This piece is a counter of sorts to this week’s Long Read 3 about how tech is taking over geopolitics, at the core of whose argument lies smart contracts (self-executing rules, not enforced by an intermediary or an authority) that run on blockchains (decentralised or distributed databases). The most popular application of this concept so far has been cryptocurrencies. This article argues that even cryptocurrencies including the popular Bitcoin has flaws which threaten not only its own sustainability but the larger extension to other spheres of life, let alone replacement of nation states.

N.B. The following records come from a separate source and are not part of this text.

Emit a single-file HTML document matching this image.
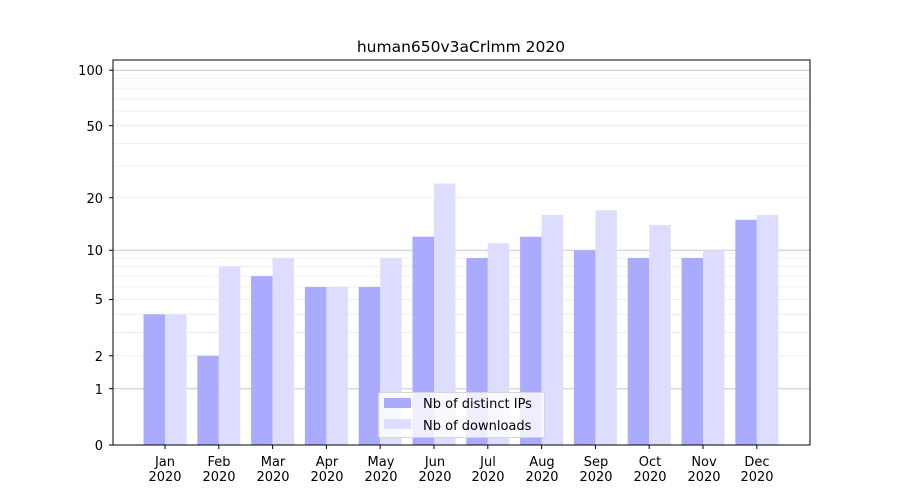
<!DOCTYPE html>
<html><head><meta charset="utf-8"><style>body{margin:0;background:#fff}svg{display:block}text{font-family:"DejaVu Sans","Liberation Sans",sans-serif;font-size:13px;fill:#000}</style></head>
<body>
<svg id="s" width="900" height="500" xmlns="http://www.w3.org/2000/svg">
<rect width="900" height="500" fill="#fff"/>
<g id="grid"></g>
<g id="bars"></g>
<rect x="113" y="60" width="697" height="385" fill="none" stroke="#000" stroke-width="1"/>
<g id="ticks"></g>
<text x="461" y="52" text-anchor="middle" style="font-size:15.5px">human650v3aCrlmm 2020</text>
<g text-anchor="end">
<text x="103" y="75">100</text><text x="103" y="131">50</text><text x="103" y="203">20</text>
<text x="103" y="255">10</text><text x="103" y="304">5</text><text x="103" y="361">2</text>
<text x="103" y="394">1</text><text x="103" y="450">0</text>
</g>
<g text-anchor="middle">
<text x="165" y="466">Jan</text><text x="165" y="481">2020</text>
<text x="219" y="466">Feb</text><text x="219" y="481">2020</text>
<text x="273" y="466">Mar</text><text x="273" y="481">2020</text>
<text x="327" y="466">Apr</text><text x="327" y="481">2020</text>
<text x="381" y="466">May</text><text x="381" y="481">2020</text>
<text x="435" y="466">Jun</text><text x="435" y="481">2020</text>
<text x="488" y="466">Jul</text><text x="488" y="481">2020</text>
<text x="542" y="466">Aug</text><text x="542" y="481">2020</text>
<text x="596" y="466">Sep</text><text x="596" y="481">2020</text>
<text x="650" y="466">Oct</text><text x="650" y="481">2020</text>
<text x="704" y="466">Nov</text><text x="704" y="481">2020</text>
<text x="757" y="466">Dec</text><text x="757" y="481">2020</text>
</g>
<rect x="378.5" y="392.5" width="166" height="45" rx="2" fill="#fff" fill-opacity="0.8" stroke="#d6d6d6"/>
<rect x="384" y="398" width="27" height="10" fill="#aaaaff"/>
<rect x="384" y="419" width="27" height="10" fill="#ddddff"/>
<text x="423" y="408">Nb of distinct IPs</text>
<text x="423" y="430">Nb of downloads</text>
</svg>
<script>
var ns="http://www.w3.org/2000/svg";
function f(v){return 445-187*Math.log10(1+v);}
function el(p,t,a){var e=document.createElementNS(ns,t);for(var k in a)e.setAttribute(k,a[k]);document.getElementById(p).appendChild(e);}
var minors=[2,3,4,5,6,7,8,9,20,30,40,50,60,70,80,90];
minors.forEach(function(v){var y=f(v);el('grid','line',{x1:113,x2:810,y1:y,y2:y,stroke:'#ebebeb','stroke-width':0.8});});
[1,10,100].forEach(function(v){var y=f(v);el('grid','line',{x1:113,x2:810,y1:y,y2:y,stroke:'#c8c8c8','stroke-width':1});});
[0,1,2,5,10,20,50,100].forEach(function(v){var y=f(v);el('ticks','line',{x1:109,x2:113,y1:y,y2:y,stroke:'#000','stroke-width':1});});
var ips=[4,2,7,6,6,12,9,12,10,9,9,15],dl=[4,8,9,6,9,24,11,16,17,14,10,16];
for(var i=0;i<12;i++){var c=165+53.8*i;
el('bars','rect',{x:c-21.5,y:f(ips[i]),width:21.5,height:445-f(ips[i]),fill:'#aaaaff'});
el('bars','rect',{x:c,y:f(dl[i]),width:21.5,height:445-f(dl[i]),fill:'#ddddff'});
el('ticks','line',{x1:c,x2:c,y1:445,y2:449,stroke:'#000','stroke-width':1});}
</script>
</body></html>
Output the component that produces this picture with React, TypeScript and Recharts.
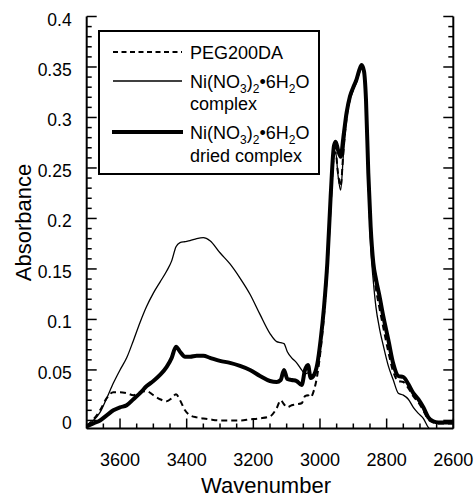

The three main issues the article points to are that the technology is energy intensive and hence not particularly eco-friendly, that they are not fast enough to claim supremacy over the status quo and finally that it is not decentralised enough as mining is still done by a few large pools (as access to resources is an edge).
“Hence the quest to come up with better blockchains. Chia, for instance, is a system based on “proof of space and time”. As with Bitcoin, the carrot is that participating users earn coins. Yet the stick is different: instead of wasting computing power, Chia wastes digital storage. It is not yet clear, though, whether Chia will prove more sustainable and less centralised than Bitcoin if it becomes widely used.
The smart digital money is therefore on another approach: proof of stake. Here decisions about updating the blockchain are made not through a computing arms race, but by a vote among the holders of a cryptocurrency. Voting power as well as the share of the rewards depend on how much holders are willing to bet on the outcome. This stake can be destroyed if a participant misbehaves. In this system both carrot and stick are the cryptocurrency itself.
Proof of stake does use much less energy. And its latest incarnations are much faster than Bitcoin: Avalanche, a blockchain that uses the approach, processes thousands of transactions a second. But it still has big problems. Coders have been attempting to shift Ethereum, the preferred blockchain for DeFi apps, from proof of work to proof of stake. Even Vitalik Buterin, one of the inventors of Ethereum, admits that proof of stake is “surprisingly complex”. That means that lots can go wrong, especially when nearly $100bn in capital in DeFi apps must switch over. After several delays, the coders hope to make the move in 2022.
Yet this system would still tend towards centralisation. Bigger holders can reap more rewards, increasing their holdings further. This concentrates power among early buyers of a cryptocurrency and could allow them to take control of the blockchain. Newer projects that use proof of stake are trying to find ways to avoid this. Hedera Hashgraph is governed by a consortium, much like the one that runs Visa, a credit-card network. Avalanche and Tezos seek to ensure decentralisation by making it easy for “validators”, participants who maintain the blockchain, to join.
To critics, centralisation is inevitable, even if energy inefficiency and complexity are not. The problem of increasing returns to scale will raise its head for any popular blockchain, predicts David Rosenthal, an early practitioner. “You waste all these resources only to end up with a system that is controlled by people you have even less reason to trust than those who run conventional financial institutions,” he says.
To others, a degree of centralisation may simply be a price to pay for the other advantages of blockchains. Emin Gün Sirer of Cornell University, who co-founded Ava Labs, which created Avalanche, says that the main benefit is that governments will find it harder to influence blockchains than they do conventional banks. Kevin Werbach of the Wharton School of the University of Pennsylvania says that the openness of blockchains makes it easier to develop innovative financial services. Still, if the quest to come up with better blockchains shows one thing, it is that even in crypto-paradise there is no free lunch.”